Extract, in full, the lines below, beginning at the first and ending with the line that contains "340.5, 344.46, 348.16];". Pictures do not belong in the copy.

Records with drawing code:
_____
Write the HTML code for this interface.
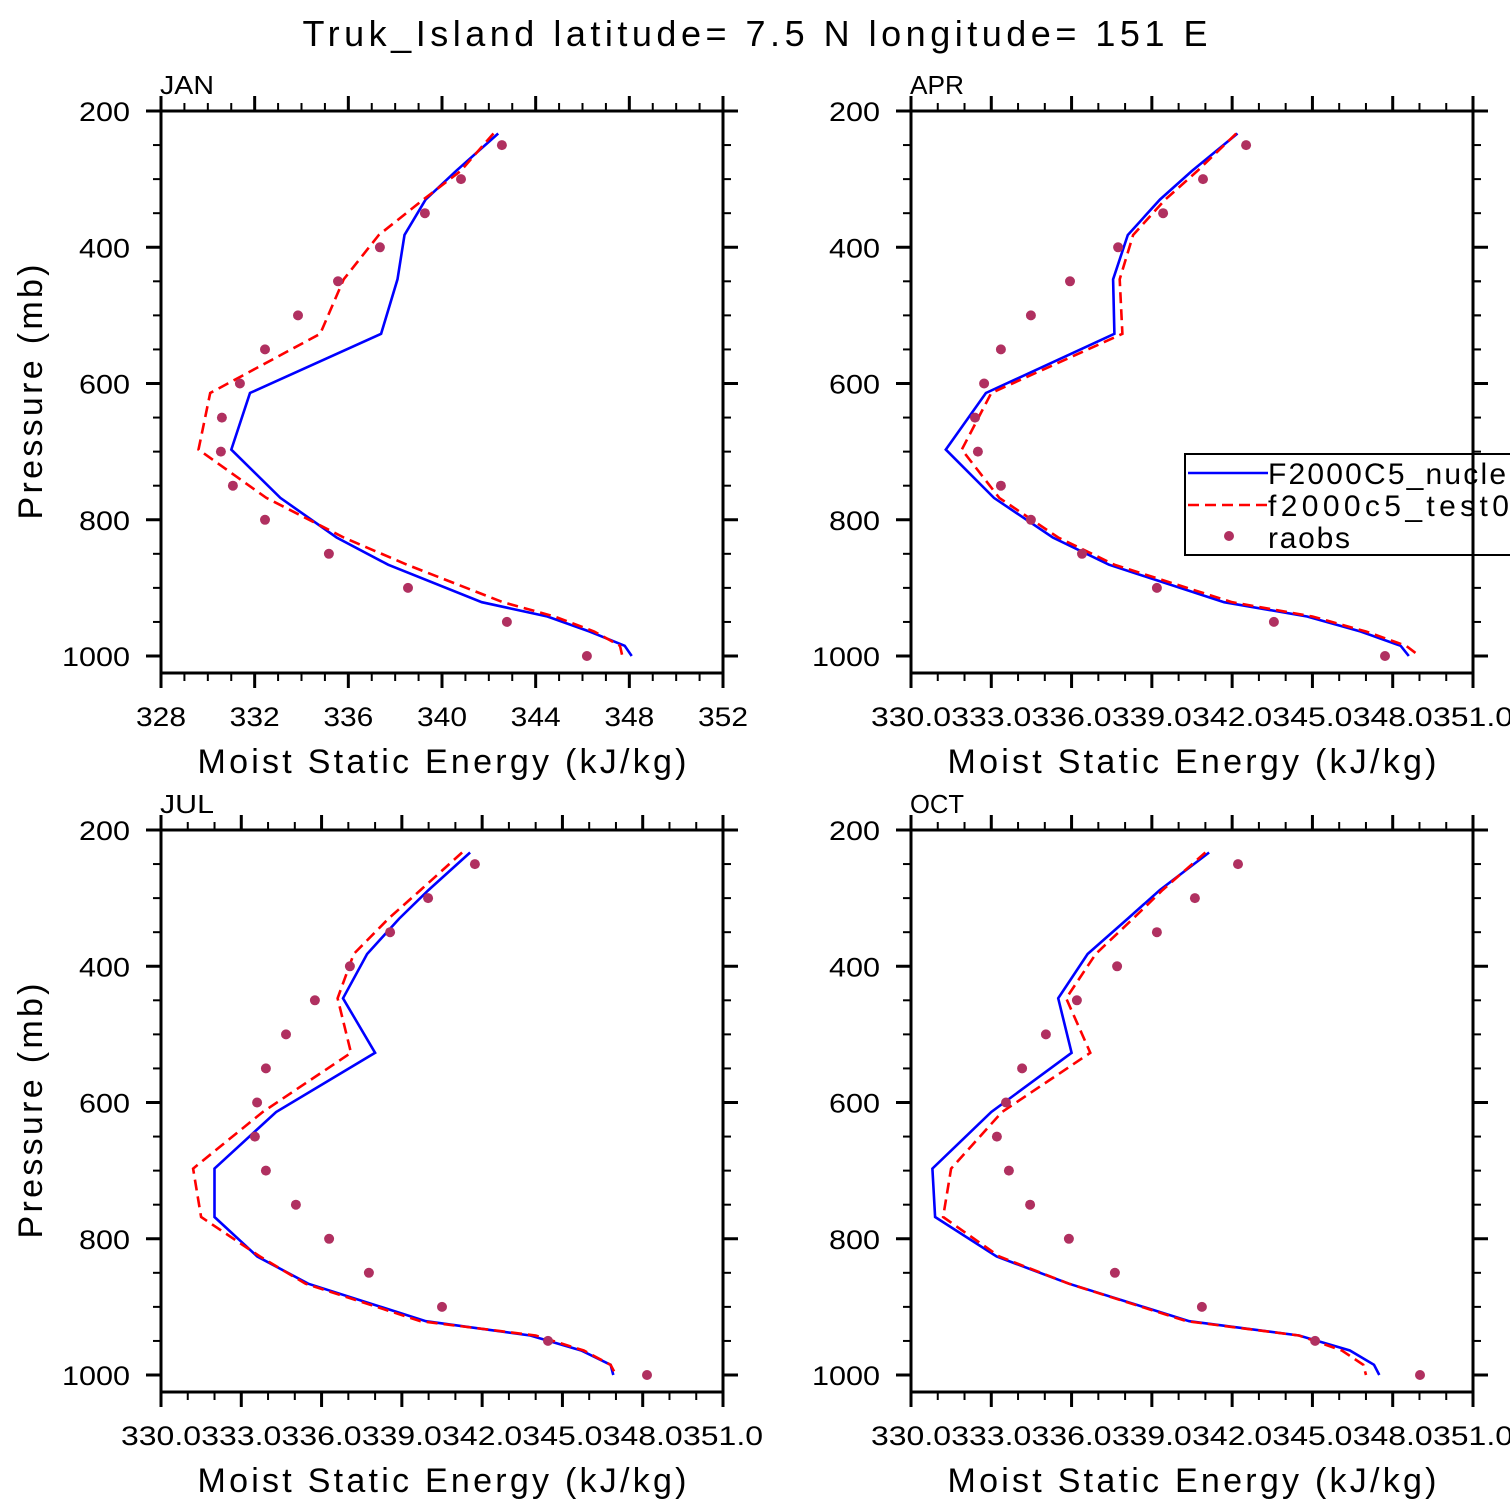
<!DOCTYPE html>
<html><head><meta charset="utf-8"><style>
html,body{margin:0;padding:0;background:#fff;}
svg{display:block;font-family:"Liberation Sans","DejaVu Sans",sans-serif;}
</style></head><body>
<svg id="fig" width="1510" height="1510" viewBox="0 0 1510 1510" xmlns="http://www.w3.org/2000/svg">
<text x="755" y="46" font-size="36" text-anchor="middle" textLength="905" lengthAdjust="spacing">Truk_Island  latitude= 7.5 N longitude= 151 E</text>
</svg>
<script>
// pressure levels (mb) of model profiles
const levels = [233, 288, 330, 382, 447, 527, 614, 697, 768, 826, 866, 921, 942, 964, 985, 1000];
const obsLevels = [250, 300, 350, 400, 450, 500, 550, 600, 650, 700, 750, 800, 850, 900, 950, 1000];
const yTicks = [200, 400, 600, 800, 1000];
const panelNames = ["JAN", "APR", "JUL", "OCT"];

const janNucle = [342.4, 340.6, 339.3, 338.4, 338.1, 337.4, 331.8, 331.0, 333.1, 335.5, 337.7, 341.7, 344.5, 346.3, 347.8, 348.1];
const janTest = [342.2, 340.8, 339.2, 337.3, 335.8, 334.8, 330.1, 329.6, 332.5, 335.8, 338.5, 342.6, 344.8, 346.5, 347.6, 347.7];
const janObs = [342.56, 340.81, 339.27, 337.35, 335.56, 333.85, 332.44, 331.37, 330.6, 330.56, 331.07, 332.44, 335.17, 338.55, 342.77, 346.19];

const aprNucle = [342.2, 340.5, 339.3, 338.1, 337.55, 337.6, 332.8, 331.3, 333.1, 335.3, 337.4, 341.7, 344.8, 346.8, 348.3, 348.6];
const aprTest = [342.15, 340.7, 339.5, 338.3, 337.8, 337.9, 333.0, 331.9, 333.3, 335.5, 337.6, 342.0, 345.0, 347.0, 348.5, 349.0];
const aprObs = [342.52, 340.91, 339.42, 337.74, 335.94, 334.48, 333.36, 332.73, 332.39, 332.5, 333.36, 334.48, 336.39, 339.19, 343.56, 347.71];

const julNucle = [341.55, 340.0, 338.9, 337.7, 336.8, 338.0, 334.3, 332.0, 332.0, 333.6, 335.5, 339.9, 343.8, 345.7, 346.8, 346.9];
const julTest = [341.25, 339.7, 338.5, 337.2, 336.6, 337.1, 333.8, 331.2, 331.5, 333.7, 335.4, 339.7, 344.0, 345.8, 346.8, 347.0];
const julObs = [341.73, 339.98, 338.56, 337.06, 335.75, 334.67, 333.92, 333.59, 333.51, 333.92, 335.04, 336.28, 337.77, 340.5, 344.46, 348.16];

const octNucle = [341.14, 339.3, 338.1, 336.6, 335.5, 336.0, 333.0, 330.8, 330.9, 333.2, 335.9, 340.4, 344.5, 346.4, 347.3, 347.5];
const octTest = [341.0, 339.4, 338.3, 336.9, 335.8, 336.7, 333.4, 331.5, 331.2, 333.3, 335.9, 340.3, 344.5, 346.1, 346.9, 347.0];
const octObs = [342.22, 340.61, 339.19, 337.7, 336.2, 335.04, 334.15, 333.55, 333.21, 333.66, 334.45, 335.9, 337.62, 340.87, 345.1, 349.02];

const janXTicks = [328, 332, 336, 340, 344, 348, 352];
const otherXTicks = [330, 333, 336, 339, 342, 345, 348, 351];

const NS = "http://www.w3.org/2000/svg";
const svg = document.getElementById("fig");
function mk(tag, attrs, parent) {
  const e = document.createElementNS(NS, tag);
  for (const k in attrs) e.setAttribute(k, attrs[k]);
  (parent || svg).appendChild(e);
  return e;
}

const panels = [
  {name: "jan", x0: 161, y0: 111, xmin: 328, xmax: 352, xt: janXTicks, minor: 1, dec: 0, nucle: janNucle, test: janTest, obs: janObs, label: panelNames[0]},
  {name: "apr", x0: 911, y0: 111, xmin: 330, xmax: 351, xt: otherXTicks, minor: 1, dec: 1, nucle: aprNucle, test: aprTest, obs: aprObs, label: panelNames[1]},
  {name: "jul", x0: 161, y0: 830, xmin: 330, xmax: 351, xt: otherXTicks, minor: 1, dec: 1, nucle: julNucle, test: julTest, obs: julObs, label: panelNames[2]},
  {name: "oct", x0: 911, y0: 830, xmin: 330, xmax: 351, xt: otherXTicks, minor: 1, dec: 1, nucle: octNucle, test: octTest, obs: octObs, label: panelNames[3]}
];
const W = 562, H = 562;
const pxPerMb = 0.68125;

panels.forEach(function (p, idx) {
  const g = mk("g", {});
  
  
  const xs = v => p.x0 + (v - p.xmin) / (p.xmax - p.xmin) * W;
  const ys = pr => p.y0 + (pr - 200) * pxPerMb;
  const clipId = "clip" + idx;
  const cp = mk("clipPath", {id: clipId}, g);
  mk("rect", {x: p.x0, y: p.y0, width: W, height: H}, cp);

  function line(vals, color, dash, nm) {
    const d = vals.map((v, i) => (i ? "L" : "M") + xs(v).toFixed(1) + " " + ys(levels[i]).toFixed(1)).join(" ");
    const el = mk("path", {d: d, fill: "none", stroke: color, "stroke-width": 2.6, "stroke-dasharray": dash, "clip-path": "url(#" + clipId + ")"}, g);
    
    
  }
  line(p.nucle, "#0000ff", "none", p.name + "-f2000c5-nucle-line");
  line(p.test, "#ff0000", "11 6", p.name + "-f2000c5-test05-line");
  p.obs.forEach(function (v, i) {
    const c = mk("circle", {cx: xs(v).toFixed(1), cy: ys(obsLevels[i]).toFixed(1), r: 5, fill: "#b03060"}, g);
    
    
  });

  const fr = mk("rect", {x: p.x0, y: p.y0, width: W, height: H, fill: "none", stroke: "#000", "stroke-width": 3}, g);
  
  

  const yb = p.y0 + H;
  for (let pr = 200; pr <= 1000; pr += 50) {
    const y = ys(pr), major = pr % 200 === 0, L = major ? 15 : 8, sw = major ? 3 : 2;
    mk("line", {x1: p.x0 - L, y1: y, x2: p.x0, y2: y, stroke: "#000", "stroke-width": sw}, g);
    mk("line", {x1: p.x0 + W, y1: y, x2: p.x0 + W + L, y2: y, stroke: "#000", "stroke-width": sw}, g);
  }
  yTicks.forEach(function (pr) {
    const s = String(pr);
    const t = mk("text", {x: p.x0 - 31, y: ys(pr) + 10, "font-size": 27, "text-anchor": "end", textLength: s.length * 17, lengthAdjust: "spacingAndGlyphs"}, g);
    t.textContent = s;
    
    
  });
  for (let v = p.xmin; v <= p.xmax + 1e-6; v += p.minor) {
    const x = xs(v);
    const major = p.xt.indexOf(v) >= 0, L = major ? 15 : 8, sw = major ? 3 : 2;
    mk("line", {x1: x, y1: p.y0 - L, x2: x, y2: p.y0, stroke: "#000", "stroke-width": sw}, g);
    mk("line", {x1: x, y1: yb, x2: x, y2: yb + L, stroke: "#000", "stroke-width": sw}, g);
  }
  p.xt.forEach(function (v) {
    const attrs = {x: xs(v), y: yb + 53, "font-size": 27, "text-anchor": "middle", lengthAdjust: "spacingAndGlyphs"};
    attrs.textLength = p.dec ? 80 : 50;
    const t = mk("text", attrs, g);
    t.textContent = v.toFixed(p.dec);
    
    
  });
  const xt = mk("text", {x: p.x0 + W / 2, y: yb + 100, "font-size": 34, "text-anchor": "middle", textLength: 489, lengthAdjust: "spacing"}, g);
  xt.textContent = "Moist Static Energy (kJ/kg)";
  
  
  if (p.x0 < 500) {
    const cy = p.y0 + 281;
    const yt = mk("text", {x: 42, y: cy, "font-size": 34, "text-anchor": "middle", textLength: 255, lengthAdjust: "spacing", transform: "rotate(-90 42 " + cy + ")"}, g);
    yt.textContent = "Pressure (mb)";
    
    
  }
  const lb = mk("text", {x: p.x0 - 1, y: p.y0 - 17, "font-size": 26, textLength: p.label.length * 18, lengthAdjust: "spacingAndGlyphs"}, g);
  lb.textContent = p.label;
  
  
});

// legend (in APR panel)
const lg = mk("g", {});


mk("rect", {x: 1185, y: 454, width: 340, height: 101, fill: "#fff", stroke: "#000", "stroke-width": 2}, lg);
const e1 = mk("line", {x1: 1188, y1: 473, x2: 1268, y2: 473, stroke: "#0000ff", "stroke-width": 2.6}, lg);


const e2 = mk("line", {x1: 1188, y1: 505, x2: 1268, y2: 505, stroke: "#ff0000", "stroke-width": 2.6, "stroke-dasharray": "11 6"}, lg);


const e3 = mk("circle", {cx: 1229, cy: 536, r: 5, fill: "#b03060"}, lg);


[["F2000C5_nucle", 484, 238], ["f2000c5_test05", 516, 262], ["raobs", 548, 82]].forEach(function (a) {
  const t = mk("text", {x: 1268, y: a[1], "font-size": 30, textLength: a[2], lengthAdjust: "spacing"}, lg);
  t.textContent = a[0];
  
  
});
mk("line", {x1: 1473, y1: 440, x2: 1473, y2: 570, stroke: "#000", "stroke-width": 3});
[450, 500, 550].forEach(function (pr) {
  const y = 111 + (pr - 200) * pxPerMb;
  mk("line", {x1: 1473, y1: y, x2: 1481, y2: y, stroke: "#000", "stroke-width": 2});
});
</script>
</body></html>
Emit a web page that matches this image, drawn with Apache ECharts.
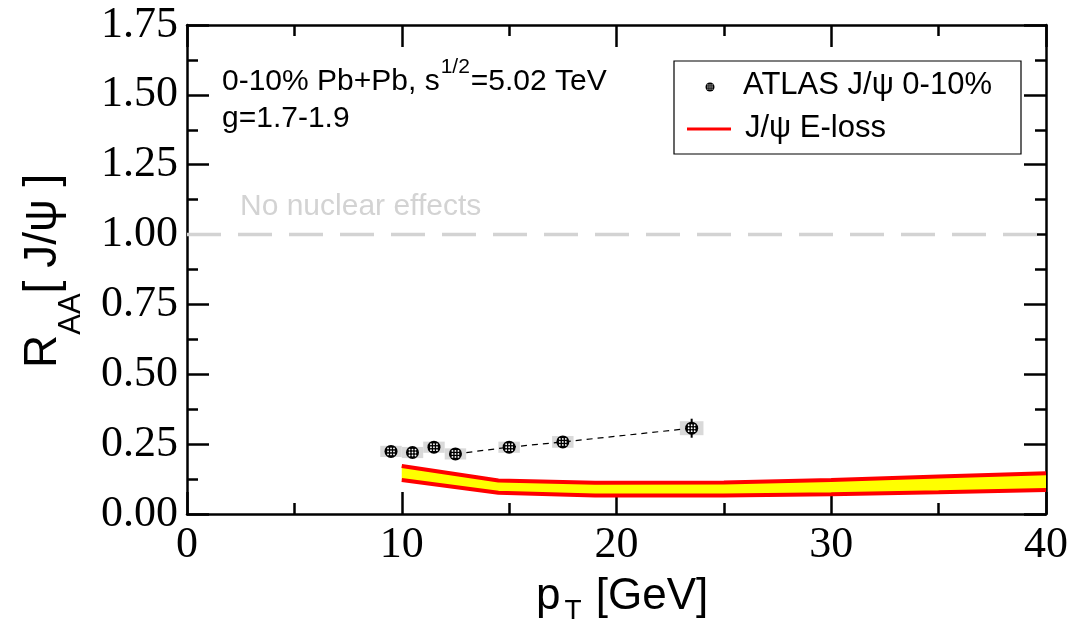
_____
• **WRITTEN ANSWER**:
Write the HTML code for this interface.
<!DOCTYPE html>
<html><head><meta charset="utf-8"><style>
html,body{margin:0;padding:0;background:#fff;}
svg{display:block;font-family:"Liberation Sans","DejaVu Sans",sans-serif;}
</style></head><body>
<svg id="fig" width="1510" height="1510" viewBox="0 0 1510 1510" xmlns="http://www.w3.org/2000/svg">
<text x="755" y="46" font-size="36" text-anchor="middle" textLength="905" lengthAdjust="spacing">Truk_Island  latitude= 7.5 N longitude= 151 E</text>
</svg>
<script>
// pressure levels (mb) of model profiles
const levels = [233, 288, 330, 382, 447, 527, 614, 697, 768, 826, 866, 921, 942, 964, 985, 1000];
const obsLevels = [250, 300, 350, 400, 450, 500, 550, 600, 650, 700, 750, 800, 850, 900, 950, 1000];
const yTicks = [200, 400, 600, 800, 1000];
const panelNames = ["JAN", "APR", "JUL", "OCT"];

const janNucle = [342.4, 340.6, 339.3, 338.4, 338.1, 337.4, 331.8, 331.0, 333.1, 335.5, 337.7, 341.7, 344.5, 346.3, 347.8, 348.1];
const janTest = [342.2, 340.8, 339.2, 337.3, 335.8, 334.8, 330.1, 329.6, 332.5, 335.8, 338.5, 342.6, 344.8, 346.5, 347.6, 347.7];
const janObs = [342.56, 340.81, 339.27, 337.35, 335.56, 333.85, 332.44, 331.37, 330.6, 330.56, 331.07, 332.44, 335.17, 338.55, 342.77, 346.19];

const aprNucle = [342.2, 340.5, 339.3, 338.1, 337.55, 337.6, 332.8, 331.3, 333.1, 335.3, 337.4, 341.7, 344.8, 346.8, 348.3, 348.6];
const aprTest = [342.15, 340.7, 339.5, 338.3, 337.8, 337.9, 333.0, 331.9, 333.3, 335.5, 337.6, 342.0, 345.0, 347.0, 348.5, 349.0];
const aprObs = [342.52, 340.91, 339.42, 337.74, 335.94, 334.48, 333.36, 332.73, 332.39, 332.5, 333.36, 334.48, 336.39, 339.19, 343.56, 347.71];

const julNucle = [341.55, 340.0, 338.9, 337.7, 336.8, 338.0, 334.3, 332.0, 332.0, 333.6, 335.5, 339.9, 343.8, 345.7, 346.8, 346.9];
const julTest = [341.25, 339.7, 338.5, 337.2, 336.6, 337.1, 333.8, 331.2, 331.5, 333.7, 335.4, 339.7, 344.0, 345.8, 346.8, 347.0];
const julObs = [341.73, 339.98, 338.56, 337.06, 335.75, 334.67, 333.92, 333.59, 333.51, 333.92, 335.04, 336.28, 337.77, 340.5, 344.46, 348.16];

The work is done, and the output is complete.